::: DATA

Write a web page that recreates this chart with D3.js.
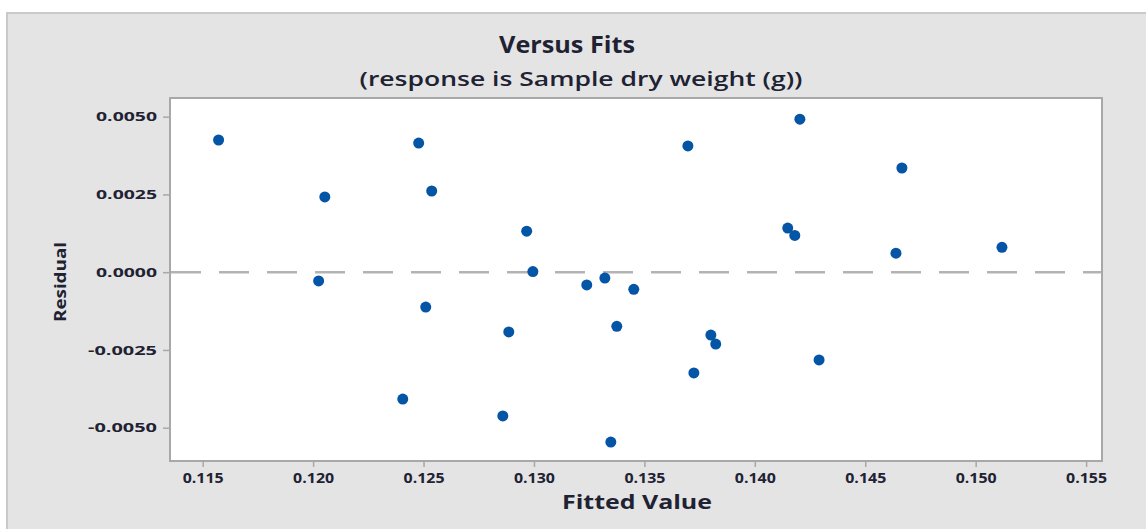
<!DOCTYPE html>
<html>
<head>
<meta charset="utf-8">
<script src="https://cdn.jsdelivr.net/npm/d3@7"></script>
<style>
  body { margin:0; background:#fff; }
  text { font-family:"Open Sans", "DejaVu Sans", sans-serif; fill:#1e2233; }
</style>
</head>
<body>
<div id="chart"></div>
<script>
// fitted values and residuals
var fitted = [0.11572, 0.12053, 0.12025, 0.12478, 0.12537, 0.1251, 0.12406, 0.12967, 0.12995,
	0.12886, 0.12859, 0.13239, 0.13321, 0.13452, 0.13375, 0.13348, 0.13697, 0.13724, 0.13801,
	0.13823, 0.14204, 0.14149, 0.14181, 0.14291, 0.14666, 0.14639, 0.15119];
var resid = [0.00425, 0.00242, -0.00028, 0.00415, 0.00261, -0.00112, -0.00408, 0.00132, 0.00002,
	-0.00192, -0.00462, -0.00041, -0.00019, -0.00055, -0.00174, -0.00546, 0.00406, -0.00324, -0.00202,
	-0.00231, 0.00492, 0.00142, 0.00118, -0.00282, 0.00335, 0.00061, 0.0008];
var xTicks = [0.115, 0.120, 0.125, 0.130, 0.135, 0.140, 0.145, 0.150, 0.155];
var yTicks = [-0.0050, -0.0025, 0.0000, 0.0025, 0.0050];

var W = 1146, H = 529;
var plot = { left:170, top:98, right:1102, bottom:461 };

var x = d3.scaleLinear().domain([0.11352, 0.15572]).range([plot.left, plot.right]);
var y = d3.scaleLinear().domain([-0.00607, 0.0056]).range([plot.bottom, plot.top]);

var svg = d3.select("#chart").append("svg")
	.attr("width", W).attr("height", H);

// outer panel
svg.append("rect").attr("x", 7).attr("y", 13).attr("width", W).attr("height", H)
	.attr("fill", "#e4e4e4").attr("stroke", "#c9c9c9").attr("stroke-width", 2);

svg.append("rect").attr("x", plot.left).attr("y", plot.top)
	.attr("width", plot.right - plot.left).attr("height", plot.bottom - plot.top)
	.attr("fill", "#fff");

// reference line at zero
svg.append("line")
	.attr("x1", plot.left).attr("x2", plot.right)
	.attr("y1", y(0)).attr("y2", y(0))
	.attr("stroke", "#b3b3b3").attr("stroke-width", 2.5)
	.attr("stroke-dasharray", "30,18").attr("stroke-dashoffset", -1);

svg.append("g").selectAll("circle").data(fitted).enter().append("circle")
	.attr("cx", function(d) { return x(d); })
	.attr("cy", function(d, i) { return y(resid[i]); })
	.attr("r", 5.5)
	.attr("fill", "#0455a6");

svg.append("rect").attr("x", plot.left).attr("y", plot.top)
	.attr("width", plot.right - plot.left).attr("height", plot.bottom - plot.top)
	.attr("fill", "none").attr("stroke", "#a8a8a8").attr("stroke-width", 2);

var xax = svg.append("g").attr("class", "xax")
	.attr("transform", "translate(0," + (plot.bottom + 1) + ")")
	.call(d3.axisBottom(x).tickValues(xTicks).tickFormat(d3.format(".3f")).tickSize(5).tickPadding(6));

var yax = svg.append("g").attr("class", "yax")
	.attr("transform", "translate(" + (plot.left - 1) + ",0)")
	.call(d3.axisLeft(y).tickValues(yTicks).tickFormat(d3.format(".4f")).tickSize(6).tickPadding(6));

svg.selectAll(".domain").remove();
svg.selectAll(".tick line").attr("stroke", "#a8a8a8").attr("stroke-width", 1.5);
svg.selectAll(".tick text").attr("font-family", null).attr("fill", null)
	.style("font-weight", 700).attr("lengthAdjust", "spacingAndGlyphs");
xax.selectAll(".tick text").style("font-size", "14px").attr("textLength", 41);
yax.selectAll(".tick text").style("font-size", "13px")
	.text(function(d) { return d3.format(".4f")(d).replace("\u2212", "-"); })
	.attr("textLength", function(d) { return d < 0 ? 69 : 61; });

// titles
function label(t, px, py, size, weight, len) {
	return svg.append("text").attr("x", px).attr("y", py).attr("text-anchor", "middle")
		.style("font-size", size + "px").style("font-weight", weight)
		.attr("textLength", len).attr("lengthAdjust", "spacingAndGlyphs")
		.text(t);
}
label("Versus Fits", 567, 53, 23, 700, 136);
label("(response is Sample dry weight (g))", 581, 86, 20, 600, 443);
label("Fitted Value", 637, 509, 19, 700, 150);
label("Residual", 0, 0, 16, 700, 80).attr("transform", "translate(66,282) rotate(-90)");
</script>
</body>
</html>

::::::
::: DATA

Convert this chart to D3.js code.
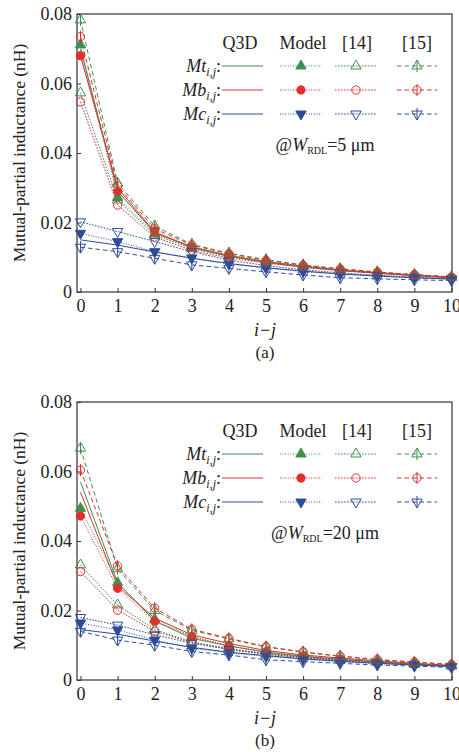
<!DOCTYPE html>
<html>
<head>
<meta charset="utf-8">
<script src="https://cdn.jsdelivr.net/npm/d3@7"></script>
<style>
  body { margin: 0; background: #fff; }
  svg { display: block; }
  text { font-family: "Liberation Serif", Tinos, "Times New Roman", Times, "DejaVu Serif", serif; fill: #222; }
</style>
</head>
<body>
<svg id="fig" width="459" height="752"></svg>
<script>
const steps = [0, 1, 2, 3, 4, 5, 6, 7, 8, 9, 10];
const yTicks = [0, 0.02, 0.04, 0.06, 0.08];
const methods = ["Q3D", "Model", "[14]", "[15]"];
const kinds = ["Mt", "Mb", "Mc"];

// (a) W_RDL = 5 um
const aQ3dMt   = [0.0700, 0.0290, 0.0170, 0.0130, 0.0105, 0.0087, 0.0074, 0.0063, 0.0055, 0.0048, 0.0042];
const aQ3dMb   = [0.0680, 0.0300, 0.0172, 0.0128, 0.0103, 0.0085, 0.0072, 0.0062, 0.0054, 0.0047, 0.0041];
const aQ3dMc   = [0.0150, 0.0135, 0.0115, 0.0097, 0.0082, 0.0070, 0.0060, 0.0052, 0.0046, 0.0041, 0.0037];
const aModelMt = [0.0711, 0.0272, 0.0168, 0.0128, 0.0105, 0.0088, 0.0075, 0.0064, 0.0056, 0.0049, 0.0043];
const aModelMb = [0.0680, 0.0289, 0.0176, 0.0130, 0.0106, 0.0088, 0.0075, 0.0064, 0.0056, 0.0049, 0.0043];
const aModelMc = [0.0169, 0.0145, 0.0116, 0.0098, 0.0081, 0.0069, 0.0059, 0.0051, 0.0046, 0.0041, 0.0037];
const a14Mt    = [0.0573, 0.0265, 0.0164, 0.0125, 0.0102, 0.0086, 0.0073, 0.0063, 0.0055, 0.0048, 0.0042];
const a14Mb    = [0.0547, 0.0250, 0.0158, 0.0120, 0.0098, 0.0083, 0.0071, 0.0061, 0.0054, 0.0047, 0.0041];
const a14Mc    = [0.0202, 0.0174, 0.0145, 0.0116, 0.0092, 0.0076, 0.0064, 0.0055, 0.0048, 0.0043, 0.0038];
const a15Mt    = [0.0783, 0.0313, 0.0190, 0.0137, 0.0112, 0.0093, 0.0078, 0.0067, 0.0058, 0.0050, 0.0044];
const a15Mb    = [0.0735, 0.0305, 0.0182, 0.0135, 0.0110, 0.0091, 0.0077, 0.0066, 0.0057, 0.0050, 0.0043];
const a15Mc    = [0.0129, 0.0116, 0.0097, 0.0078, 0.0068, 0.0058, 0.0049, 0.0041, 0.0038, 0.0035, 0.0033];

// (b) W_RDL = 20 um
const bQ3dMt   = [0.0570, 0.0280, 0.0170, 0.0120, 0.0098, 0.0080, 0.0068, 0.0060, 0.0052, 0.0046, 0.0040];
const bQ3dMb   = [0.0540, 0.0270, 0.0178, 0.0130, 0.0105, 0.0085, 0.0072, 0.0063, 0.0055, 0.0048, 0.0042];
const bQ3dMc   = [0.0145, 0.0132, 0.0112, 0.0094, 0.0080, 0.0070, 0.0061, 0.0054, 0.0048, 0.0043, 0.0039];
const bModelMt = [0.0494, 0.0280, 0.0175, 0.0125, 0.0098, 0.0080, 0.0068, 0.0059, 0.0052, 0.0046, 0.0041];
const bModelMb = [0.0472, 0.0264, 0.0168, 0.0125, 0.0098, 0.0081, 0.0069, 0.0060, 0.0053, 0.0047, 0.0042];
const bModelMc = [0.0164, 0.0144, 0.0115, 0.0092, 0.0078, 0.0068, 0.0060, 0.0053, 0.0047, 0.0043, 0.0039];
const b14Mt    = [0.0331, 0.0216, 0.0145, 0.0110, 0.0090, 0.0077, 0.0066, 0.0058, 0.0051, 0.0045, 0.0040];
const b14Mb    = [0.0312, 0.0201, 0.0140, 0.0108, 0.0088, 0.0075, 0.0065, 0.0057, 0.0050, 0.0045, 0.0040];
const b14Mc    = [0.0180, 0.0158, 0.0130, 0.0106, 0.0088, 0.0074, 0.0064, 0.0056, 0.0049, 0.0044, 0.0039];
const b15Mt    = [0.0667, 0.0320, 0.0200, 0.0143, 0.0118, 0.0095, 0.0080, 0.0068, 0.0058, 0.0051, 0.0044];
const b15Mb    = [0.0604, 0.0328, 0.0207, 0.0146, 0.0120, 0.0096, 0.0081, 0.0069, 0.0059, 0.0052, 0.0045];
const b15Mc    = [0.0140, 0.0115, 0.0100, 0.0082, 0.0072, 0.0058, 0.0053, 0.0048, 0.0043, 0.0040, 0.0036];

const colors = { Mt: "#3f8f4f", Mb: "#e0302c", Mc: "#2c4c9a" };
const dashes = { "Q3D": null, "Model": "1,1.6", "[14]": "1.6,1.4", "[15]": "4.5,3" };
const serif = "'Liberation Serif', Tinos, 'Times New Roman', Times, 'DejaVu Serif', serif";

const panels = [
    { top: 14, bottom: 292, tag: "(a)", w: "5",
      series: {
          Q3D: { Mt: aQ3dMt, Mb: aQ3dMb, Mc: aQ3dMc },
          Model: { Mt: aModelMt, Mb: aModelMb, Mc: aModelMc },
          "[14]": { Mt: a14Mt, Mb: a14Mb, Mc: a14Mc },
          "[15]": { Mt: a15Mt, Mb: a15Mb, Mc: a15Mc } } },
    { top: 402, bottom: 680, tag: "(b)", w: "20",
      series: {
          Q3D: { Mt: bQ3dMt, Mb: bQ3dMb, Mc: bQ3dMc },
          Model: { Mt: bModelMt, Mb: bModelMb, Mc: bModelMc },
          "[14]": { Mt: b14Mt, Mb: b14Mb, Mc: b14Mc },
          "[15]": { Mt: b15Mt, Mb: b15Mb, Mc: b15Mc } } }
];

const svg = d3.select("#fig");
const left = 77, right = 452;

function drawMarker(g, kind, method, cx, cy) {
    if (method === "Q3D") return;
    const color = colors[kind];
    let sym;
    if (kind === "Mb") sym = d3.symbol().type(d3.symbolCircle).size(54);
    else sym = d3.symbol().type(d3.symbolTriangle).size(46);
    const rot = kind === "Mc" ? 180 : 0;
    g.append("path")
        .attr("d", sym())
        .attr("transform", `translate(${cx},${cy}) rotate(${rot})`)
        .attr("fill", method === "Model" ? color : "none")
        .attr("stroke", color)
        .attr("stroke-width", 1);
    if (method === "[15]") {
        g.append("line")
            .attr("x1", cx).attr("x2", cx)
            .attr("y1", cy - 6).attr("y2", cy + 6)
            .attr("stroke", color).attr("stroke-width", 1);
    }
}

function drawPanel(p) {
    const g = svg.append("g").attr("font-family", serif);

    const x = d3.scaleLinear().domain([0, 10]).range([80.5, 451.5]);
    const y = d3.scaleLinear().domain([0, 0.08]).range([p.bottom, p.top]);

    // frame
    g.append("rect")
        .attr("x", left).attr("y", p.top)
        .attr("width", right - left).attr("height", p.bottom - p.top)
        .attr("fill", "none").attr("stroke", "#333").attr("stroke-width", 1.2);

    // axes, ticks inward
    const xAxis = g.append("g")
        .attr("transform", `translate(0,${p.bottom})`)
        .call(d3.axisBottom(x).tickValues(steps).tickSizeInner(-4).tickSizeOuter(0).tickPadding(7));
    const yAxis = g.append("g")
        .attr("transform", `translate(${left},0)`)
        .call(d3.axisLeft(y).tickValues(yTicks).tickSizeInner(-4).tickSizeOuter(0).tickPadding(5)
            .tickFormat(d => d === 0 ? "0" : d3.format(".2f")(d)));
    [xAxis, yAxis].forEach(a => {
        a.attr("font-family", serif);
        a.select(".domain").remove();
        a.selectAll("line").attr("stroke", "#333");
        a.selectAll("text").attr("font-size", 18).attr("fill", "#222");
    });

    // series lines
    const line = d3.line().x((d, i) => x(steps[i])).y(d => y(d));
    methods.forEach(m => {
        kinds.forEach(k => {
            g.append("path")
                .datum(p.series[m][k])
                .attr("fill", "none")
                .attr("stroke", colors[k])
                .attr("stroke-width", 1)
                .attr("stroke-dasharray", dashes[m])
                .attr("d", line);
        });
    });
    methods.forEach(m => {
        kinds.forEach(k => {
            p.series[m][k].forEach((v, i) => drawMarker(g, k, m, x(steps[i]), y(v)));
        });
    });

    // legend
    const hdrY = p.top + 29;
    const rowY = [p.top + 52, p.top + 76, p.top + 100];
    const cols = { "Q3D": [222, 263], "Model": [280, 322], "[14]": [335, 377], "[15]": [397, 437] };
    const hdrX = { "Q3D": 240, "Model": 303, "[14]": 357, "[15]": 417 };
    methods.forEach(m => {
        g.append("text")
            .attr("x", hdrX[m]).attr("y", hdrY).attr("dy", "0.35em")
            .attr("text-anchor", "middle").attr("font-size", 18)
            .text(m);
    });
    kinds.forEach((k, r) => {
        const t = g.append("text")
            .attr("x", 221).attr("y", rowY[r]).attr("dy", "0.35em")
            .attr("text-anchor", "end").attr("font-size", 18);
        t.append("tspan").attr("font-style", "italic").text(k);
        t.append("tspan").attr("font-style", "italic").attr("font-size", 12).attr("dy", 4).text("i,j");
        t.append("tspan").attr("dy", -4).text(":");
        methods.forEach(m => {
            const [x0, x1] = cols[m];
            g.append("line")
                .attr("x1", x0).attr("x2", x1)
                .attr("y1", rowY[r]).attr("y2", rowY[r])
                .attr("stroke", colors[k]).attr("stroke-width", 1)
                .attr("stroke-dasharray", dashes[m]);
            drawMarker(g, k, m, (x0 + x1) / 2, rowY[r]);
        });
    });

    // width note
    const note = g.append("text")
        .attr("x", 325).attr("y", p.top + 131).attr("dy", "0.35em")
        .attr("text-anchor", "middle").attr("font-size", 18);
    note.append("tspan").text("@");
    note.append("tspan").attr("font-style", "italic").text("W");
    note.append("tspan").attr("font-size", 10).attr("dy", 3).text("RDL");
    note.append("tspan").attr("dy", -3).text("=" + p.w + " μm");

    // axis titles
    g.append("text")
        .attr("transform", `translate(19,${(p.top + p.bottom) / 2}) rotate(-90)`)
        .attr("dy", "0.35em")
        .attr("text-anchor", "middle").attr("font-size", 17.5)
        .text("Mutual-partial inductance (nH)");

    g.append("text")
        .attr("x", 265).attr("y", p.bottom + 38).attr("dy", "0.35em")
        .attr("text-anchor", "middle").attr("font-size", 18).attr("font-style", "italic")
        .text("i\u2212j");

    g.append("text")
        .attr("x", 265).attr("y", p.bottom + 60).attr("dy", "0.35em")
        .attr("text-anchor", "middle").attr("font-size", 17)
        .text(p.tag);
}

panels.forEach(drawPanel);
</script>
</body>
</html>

::::::

— DIRECTIVE —
Filter the records above for "this" and copy every matching line.

— TASK RESULT —
Write a web page that recreates this chart with D3.js.
Convert this chart to D3.js code.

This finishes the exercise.